INUTILE
Près de 25% des dettes souveraines européennes sont ‘parquées’ au bilan de la BCE. La BCE a acquis ces obligations d’État européennes pour ainsi faire pression sur les taux d’intérêt. Si nous devons rembourser ces sommes, il faut aller les emprunter ou alors augmenter les impôts, argumentent 150 économistes européens. Et cet argent, nous ne pourrons pas l’affecter à des investissements. Pourquoi ne pas effacer l’ardoise et dégager ainsi une marge de manœuvre ? Et puisque la BCE fait elle-même partie des instances publiques et que c’est à elle que ces mêmes instances publiques doivent rembourser, il ne peut y avoir d’effets négatifs. Si… ?
Que si ! Cette proposition se heurte à d’importantes objections. Tout d’abord, la mesure est inutile. Les dettes publiques acquises se trouvent littéralement ‘parquées’ au bilan de la BCE. Il n’y a pas d’urgence à remettre ces titres sur le marché. Les garder là, en les reconduisant à leur échéance, et ne pas en demander le remboursement – et certainement pas les gommer non plus – a même des avantages. Si l’inflation part à la hausse dans un lointain avenir, elles pourront être remises sur le marché. L’argent est soustrait de l’économie. Les taux augmentent et l’économie et l’inflation se calment.
La capacité à rembourser la dette ne pose pas de problème non plus. Malgré un endettement plus élevé, la charge des intérêts n’a jamais été aussi légère. En 2020, l’État belge a payé 1,7 % du PIB en intérêts contre 11 % en 1990. En 2022, ce devrait être 1,3 % du fait des taux extrêmement bas. Jusqu’à une durée de 10 ans, les taux souverains sont négatifs. Une offre d’épargne qui dépasse la demande en investissements a continuellement fait baisser ces taux la dernière décennie. En acquérant des obligations, la BCE maintient les taux sous contrôle. La banque centrale tend la main aux responsables politiques pour qu’ils investissent davantage. Avec leur appel – effacer les dettes -les signataires du ‘tract’ prennent le bras entier.
DANGEREUX
Cet appel n’est pas seulement inutile. Il est carrément dangereux. Une monétisation des dettes accroît la peur de l’inflation. La prime pour risque d’inflation augmente, et du coup les taux d’intérêt aussi. On peut promettre qu’effacer 2500 milliards d’euros de dettes ne se fera qu’une seule et unique fois. Mais qui croit encore ces gens-là ? Pourquoi, lors d’une prochaine crise et d’une nouvelle acquisition d’obligations, la BCE ne passerait-elle pas immédiatement à la monétisation ?

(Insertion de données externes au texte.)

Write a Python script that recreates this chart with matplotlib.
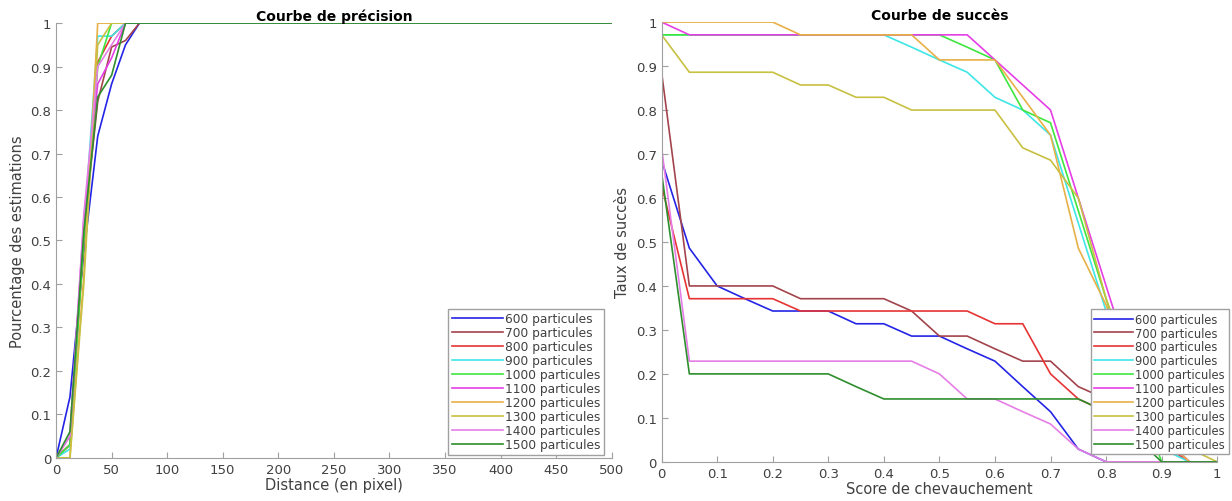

C’est problématique, surtout pour les investisseurs étrangers en titres souverains européens. La monétisation enclenche un cercle vicieux où les prévisions de hausse de l’inflation se traduisent en une inflation réellement plus élevée, ce qui donne lieu à de nouvelles prévisions d’inflation à la hausse. Les taux d’intérêt augmentent, l’euro diminue : double perte pour ces investisseurs externes qui vont fuir ces obligations européennes. Ce désintérêt pour elles pousse encore les taux à la hausse. Et soudain, cette faculté de remboursement de ses dettes devient bien un problème.
Pour terminer, la mise à exécution de cette proposition signifie ingérence dans la politique monétaire. Cela met l’indépendance de la BCE en péril. C’est en partie grâce à cette indépendance acquise dans les années ’80 et ’90 que les banques centrales ont mis l’inflation à genoux. Voilà un premier pas vers la théorie monétaire moderne qui considère que l’argent est gratuit. Mais rien n’est gratuit et il faut rembourser tôt ou tard. Si pas en monnaie sonnante et trébuchante, en érosion du pouvoir d’achat. Espérons que cet appel restera lettre morte. Mais je crains que le lancement de cette idée de monétisation ait déjà ouvert la boîte de Pandore.